Michigan, Florida and Accurate Representation
by TCQuad, Sat May 31, 2008 at 05:45:52 PM EDT
The question of whether or not the Florida and Michigan compromises are fair will resonate between now and the end of the campaign.
It's a difficult question to answer, since the nature of the primaries themselves muddle the question. How many people would have voted if they knew it was going to count? Does the vote accurately reflect the will of the people in those states? Is the compromise fair to the voters, the candidates and the other 48 states?

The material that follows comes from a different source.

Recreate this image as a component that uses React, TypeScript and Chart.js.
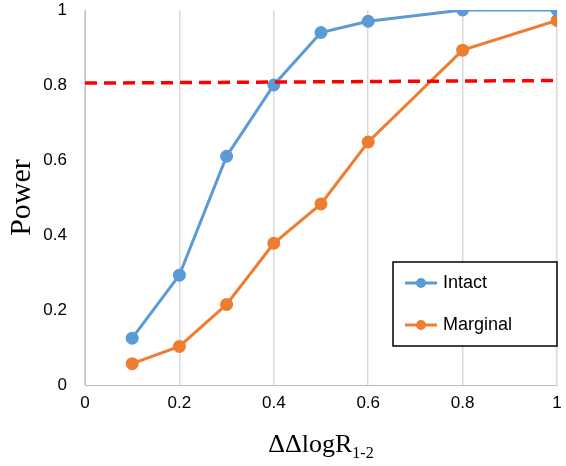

A simple, but imperfect, answer is to look at the number of votes cast in the primaries versus the number of delegates that have been alloted. Blue represents Obama, magenta represents Clinton, light blue circles show the compromises. I left the Obama and Clinton dots at 0 in MI/FL (where they were before) so people could track which compromise point was for each candidate.
The black line represents the best fit for all primaries (both candidates), with a fairly decent fit (R-squared is .85 out of 1). For the sake of display, I cut off the far primaries (California, for instance), but the fit was generally pretty close out there as well.
As you can see, the light blue dots fall close within the noise around the linear fit. In a perfect statistical world, you'd expect Clinton 29.5, Obama 23 in Michigan; Clinton 68, Obama 47 in Florida. Instead, we have Clinton 34.5 (+5), Obama 29.5 (+6.5) in Michigan; Clinton 52.5 (-15.5), Obama 34.5 (-12.5) in Florida (numbers taken from Alegre's old diary).
The deals do have a slight Obama edge (under-represented by 6 rather than Clinton's 10.5), but considering the limitations of the situation, it is fairly impressive how close these compromises come to weighing the Michigan and Florida votes equally to those in every other contest.
I realize I'm looking at this numerically rather than emotionally or personally, so some are going to disagree. But dealing with an imperfect primary is a difficult thing, and the compromises does decently in a bad situation.[editor's note, by TCQuad] Forgot to mention in the methodology, uncommitted votes in Michigan were taken as votes against Hillary (since it was basically her versus uncommitted) and awarded to Obama.